Most nonprofit newsletters are not. They’re a waste of money. They aren’t worth doing, because they don’t generate short term revenue or long-term donor retention.
Why?
It’s most likely a combination of two factors:
1. It’s irrelevant
I have difficult news for you: Your donors don’t give to support your organization. And they don’t give to fund your important and excellent programs.
They give to make the world a better place.
They want outcomes. They aren’t that interested in activities.
So if your newsletter is all about your organization and your activities, it’s irrelevant to them.
You might as well be writing about the commodity prices of copper. Yawn.
Don’t get me wrong: Your activities are very important. They are the center of your organization. They make your outcomes happen.

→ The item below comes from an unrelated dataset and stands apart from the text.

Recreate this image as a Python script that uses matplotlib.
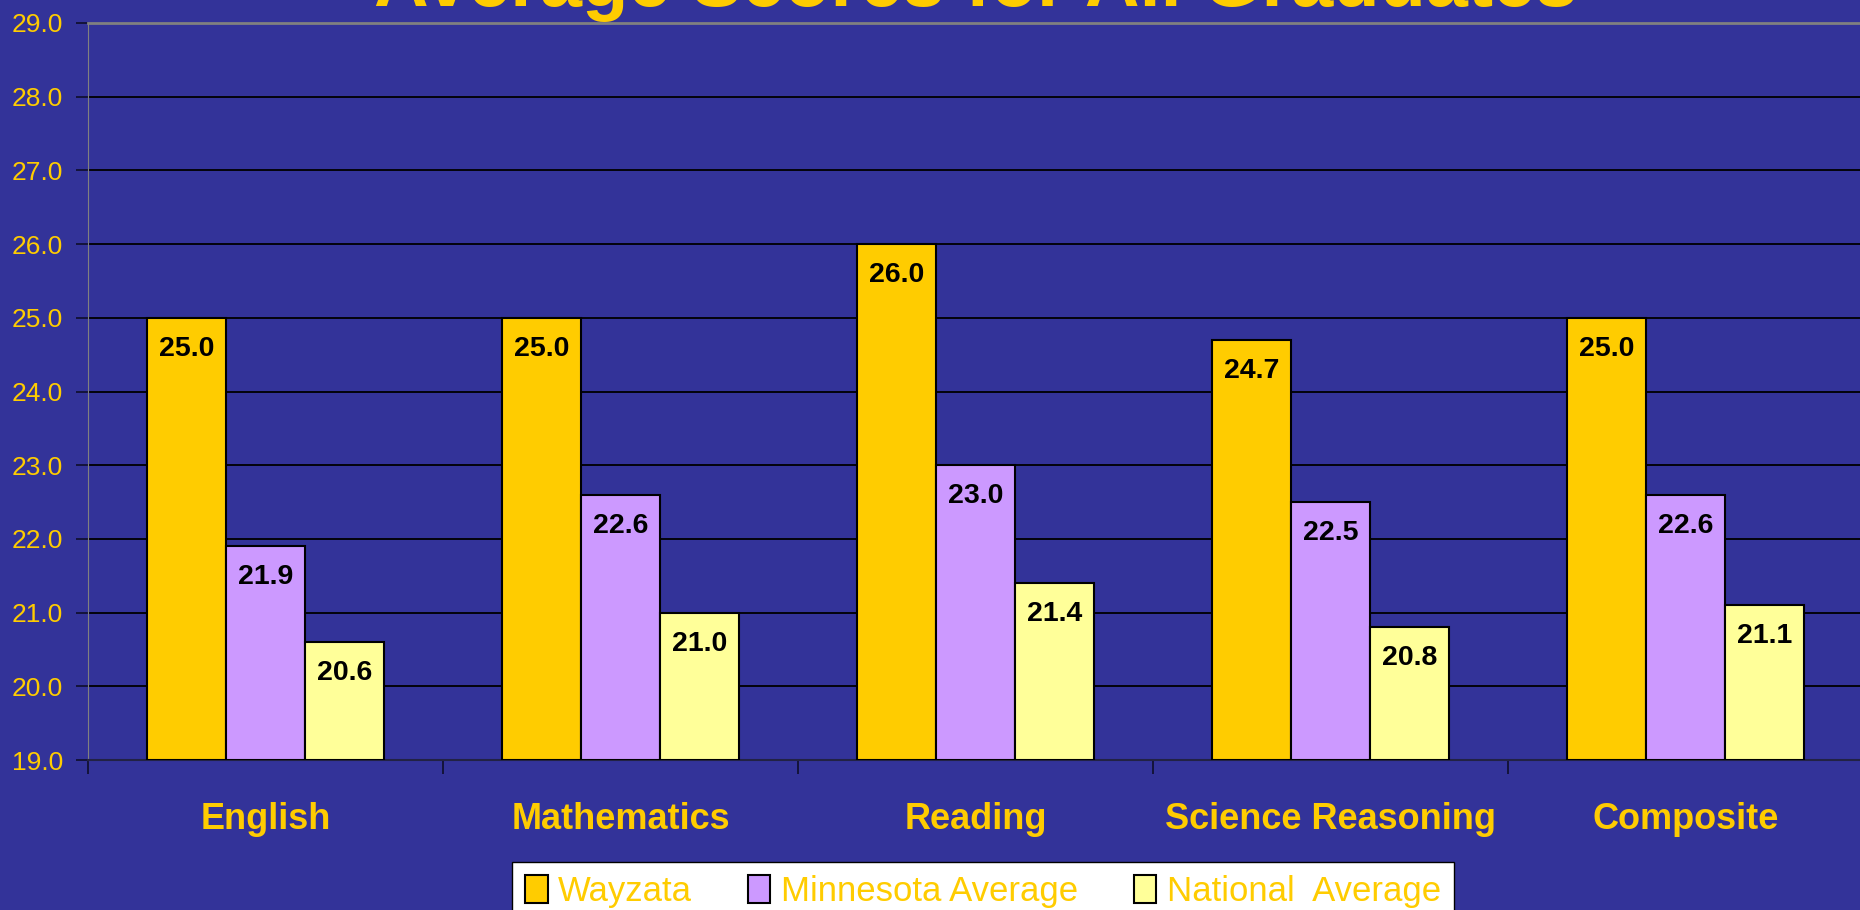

But for all but a very few of your donors (staff, board members, and maybe your mom), your activities not the point. All your brilliant reporting about activities and other insider information is essentially noise to your donors.
They aren’t paying attention. So they aren’t responding.
2. It’s boring
Irrelevancy is boring, so if you get relevant to your donors, you might solve the boring problem.
But there are other ways to be boring beyond irrelevance:
- No stories.
- No drama
- No humanity
- Uninteresting images
- Headlines that don’t draw readers in.
- Statistics that people don’t understand or care about.
Being boring is your enemy. It not only gets you nowhere ... but it “trains” your readers to think of everything you send them as boring.